Thursday 27 February 2014

A Pleasure And A Calling


A Pleasure and a Calling by Phil Hogan
Published by Doubleday
27th February 2014
Hardback Edition

 

 

 

You won't remember Mr Heming. He showed you round your comfortable home, suggested a sustainable financial package, negotiated a price with the owner and called you with the good news. The less good news is that, all these years later, he still has the key.

That's absurd, you laugh. Of all the many hundreds of houses he has sold, why would he still have the key to mine?

The answer to that is, he has the keys to them all.

William Heming's every pleasure is in his leafy community. He loves and knows every inch of it, feels nurtured by it, and would defend it - perhaps not with his life but if it came to it, with yours...

 
If you were to put a gun to my head and ask me to explain myself, I suppose I might begin by saying that we are all creatures of habit.  But then, you might wonder, what creature of habit is a slave to the habits of others?  All I can say is that the habitual is what I love most and am made for; that the best I can do is hang on, have faith, and hope what has lately blown through our unremarkable  but well-ordered town will be forgotten and all will be calm again.  Right now I feel lucky to hear myself breathe.  The air is dangerously thin.  It seems to rush in my ears.  And yet the scene is peaceful here in the half-lit, slumbering pre-dawn: a white coverlet glowing in the room, a discarded necklace of beads, a shelf of books, one face down, splayed on the bedside-table, as though it – like the whole town at this hushed time – is dead to the world.  I cannot make out the title but the sight of this book with its familiar cover image (the shape of a man in raised gilt) returns me to that day, not too long ago, when the wind changed and the sky blackened and ordinary life – startled by the sudden thunderclap of the unusual – reared, kicked over the lantern and turned the barn into a raging inferno whose leaping, thrilling flames could be seen from a hundred miles away.

 

On the surface William Heming is an ordinary man.  Runs a successful estate agency, keeps himself to himself, quiet and unassuming.  But then you might start to wonder why he has no real friends or how come his family, such as it is, want nothing to do with him.  Dig a little deeper and you might find out why he was expelled from school, and why the neighbours from his childhood are suspicious of him.

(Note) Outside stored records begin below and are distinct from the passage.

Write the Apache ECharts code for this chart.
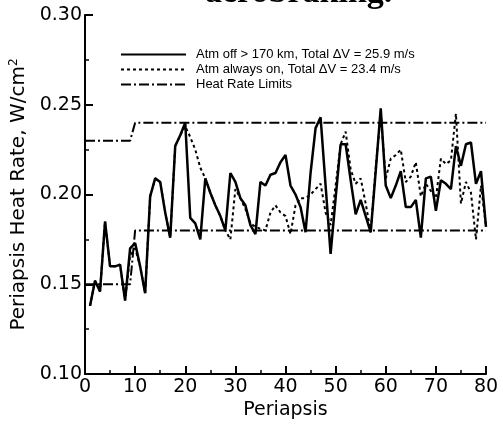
<!DOCTYPE html>
<html>
<head>
<meta charset="utf-8">
<script src="https://cdn.jsdelivr.net/npm/echarts@6/dist/echarts.min.js"></script>
<style>
  html, body { margin: 0; padding: 0; background: #fff; }
  #chart { width: 503px; height: 425px; }
</style>
</head>
<body>
<div id="chart"></div>
<script>
// periapsis heat rate, W/cm^2, for periapsis 1..80
var atmOff = [
  0.138, 0.152, 0.146, 0.185, 0.160, 0.160, 0.161, 0.141, 0.170, 0.173,
  0.160, 0.145, 0.199, 0.209, 0.207, 0.190, 0.176, 0.227, 0.233, 0.240,
  0.187, 0.184, 0.175, 0.209, 0.201, 0.194, 0.188, 0.180, 0.212, 0.207,
  0.198, 0.194, 0.183, 0.178, 0.207, 0.205, 0.211, 0.212, 0.218, 0.222,
  0.205, 0.200, 0.193, 0.179, 0.212, 0.237, 0.243, 0.205, 0.167, 0.198,
  0.228, 0.228, 0.208, 0.189, 0.197, 0.188, 0.179, 0.213, 0.248, 0.205,
  0.198, 0.205, 0.213, 0.193, 0.193, 0.197, 0.176, 0.209, 0.210, 0.191,
  0.208, 0.206, 0.203, 0.227, 0.216, 0.228, 0.229, 0.206, 0.213, 0.182
];
var atmOn = [
  0.138, 0.152, 0.146, 0.185, 0.160, 0.160, 0.161, 0.141, 0.166, 0.170,
  0.160, 0.145, 0.199, 0.209, 0.207, 0.190, 0.176, 0.227, 0.233, 0.238,
  0.232, 0.225, 0.215, 0.209, 0.201, 0.194, 0.188, 0.180, 0.175, 0.203,
  0.198, 0.192, 0.184, 0.182, 0.181, 0.180, 0.190, 0.194, 0.190, 0.188,
  0.178, 0.194, 0.198, 0.198, 0.200, 0.203, 0.206, 0.190, 0.183, 0.205,
  0.228, 0.235, 0.214, 0.206, 0.209, 0.195, 0.179, 0.215, 0.245, 0.209,
  0.220, 0.222, 0.225, 0.207, 0.210, 0.218, 0.199, 0.206, 0.202, 0.198,
  0.220, 0.217, 0.219, 0.245, 0.195, 0.207, 0.201, 0.175, 0.205, 0.182
];
// heat rate limits: [periapsis, rate]
var upperLimit = [[0, 0.23], [9, 0.23], [10, 0.24], [80, 0.24]];
var lowerLimit = [[0, 0.15], [9, 0.15], [10, 0.18], [80, 0.18]];

var yTicks = ['0.10', '0.15', '0.20', '0.25', '0.30'];
var names = [
  'Atm off > 170 km, Total \u0394V = 25.9 m/s',
  'Atm always on, Total \u0394V = 23.4 m/s',
  'Heat Rate Limits'
];

function toPairs(arr) {
  return arr.map(function (v, i) { return [i + 1, v]; });
}

var chart = echarts.init(document.getElementById('chart'));
var axisFont = 'DejaVu Sans';

chart.setOption({
  animation: false,
  backgroundColor: '#fff',
  title: {
    text: 'aerobraking.',
    left: 200,
    top: -29,
    textStyle: { fontFamily: 'Liberation Serif', fontWeight: 'bold', fontSize: 34, color: '#000' }
  },
  grid: { left: 85, right: 17, top: 15, bottom: 42 },
  legend: {
    orient: 'vertical',
    left: 115,
    top: 43,
    itemWidth: 65,
    itemHeight: 14,
    itemGap: 2,
    data: names,
    itemStyle: { opacity: 0 },
    textStyle: { fontFamily: 'Liberation Sans', fontSize: 13, color: '#000', padding: [0, 0, 0, 5] }
  },
  xAxis: {
    type: 'value',
    min: 0, max: 80, interval: 10,
    name: 'Periapsis',
    nameLocation: 'middle',
    nameGap: 20,
    nameTextStyle: { fontFamily: axisFont, fontSize: 19, color: '#000', verticalAlign: 'top' },
    axisLine: { lineStyle: { color: '#000', width: 2 } },
    axisTick: { inside: true, length: 8, lineStyle: { color: '#000', width: 2 } },
    minorTick: { show: true, splitNumber: 2, length: 4, lineStyle: { color: '#000', width: 1.5 } },
    axisLabel: { fontFamily: axisFont, fontSize: 19, color: '#000', margin: 3 },
    splitLine: { show: false }
  },
  yAxis: {
    type: 'value',
    min: 0.10, max: 0.30, interval: 0.05,
    name: 'Periapsis Heat Rate, W/cm{sup|2}',
    nameLocation: 'middle',
    nameGap: 45,
    nameTextStyle: {
      fontFamily: axisFont, fontSize: 20, color: '#000',
      rich: { sup: { fontFamily: axisFont, fontSize: 12, color: '#000', padding: [0, 0, 9, 0] } }
    },
    axisLine: { show: true, lineStyle: { color: '#000', width: 2 } },
    axisTick: { show: true, inside: true, length: 8, lineStyle: { color: '#000', width: 2 } },
    minorTick: { show: true, splitNumber: 2, length: 4, lineStyle: { color: '#000', width: 1.5 } },
    axisLabel: {
      fontFamily: axisFont, fontSize: 19, color: '#000', margin: 3,
      formatter: function (v) {
        var i = Math.round((v - 0.10) / 0.05);
        return yTicks[i] !== undefined ? yTicks[i] : '';
      }
    },
    splitLine: { show: false }
  },
  series: [
    {
      name: names[0], type: 'line', symbol: 'none',
      data: toPairs(atmOff),
      lineStyle: { color: '#000', width: 2.5, type: 'solid' },
      itemStyle: { color: '#000' },
      z: 4
    },
    {
      name: names[1], type: 'line', symbol: 'none',
      data: toPairs(atmOn),
      lineStyle: { color: '#000', width: 2, type: [3, 3] },
      itemStyle: { color: '#000' },
      z: 3
    },
    {
      name: names[2], type: 'line', symbol: 'none',
      data: upperLimit,
      lineStyle: { color: '#000', width: 2, type: [10, 3, 2, 3] },
      itemStyle: { color: '#000' },
      z: 2
    },
    {
      name: names[2], type: 'line', symbol: 'none',
      data: lowerLimit,
      lineStyle: { color: '#000', width: 2, type: [10, 3, 2, 3] },
      itemStyle: { color: '#000' },
      z: 2
    }
  ]
});
</script>
</body>
</html>
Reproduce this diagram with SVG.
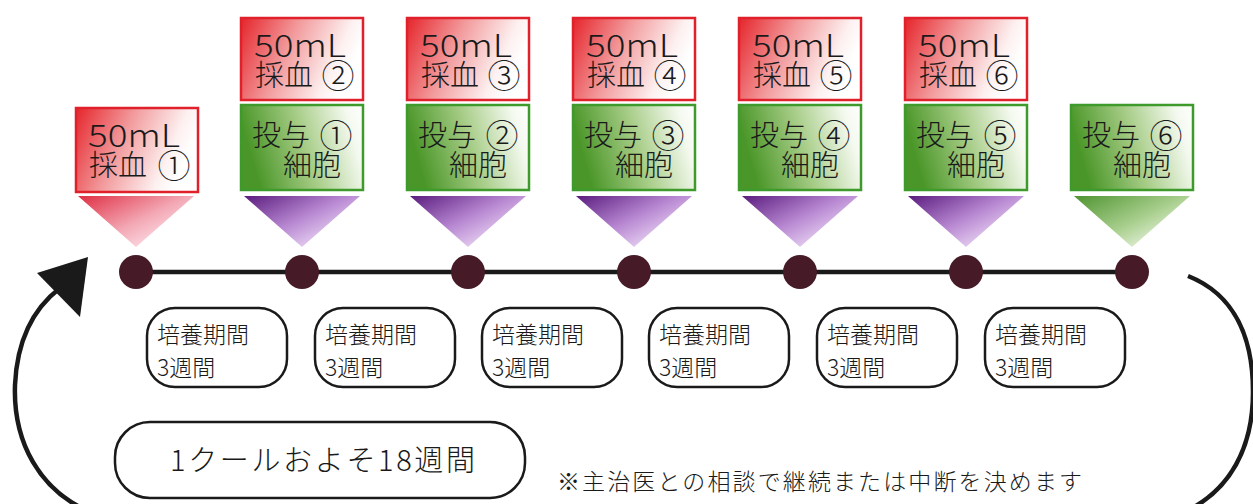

Mr Heming has more than one secret and he’s very good at keeping them.  And not only secrets - but keys as well.  Every key from every house he has viewed and sold.  Mr Heming likes to visit your house when you aren’t there, sometimes taking a trophy or too while he’s at it.   Occasionally he stays when you are on holiday – call it all part of the service; for once Mr Heming has been let into your house, you can guarantee he won’t be leaving in a hurry.  Mr Heming likes his secrets to remain secrets, so try not to get in his way and find out too much about him, or it might just cost you your life!

I loved this book, it’s original and well-written, and a real page-turner.  If after reading this, you haven’t changed all of your locks, I’d be very surprised!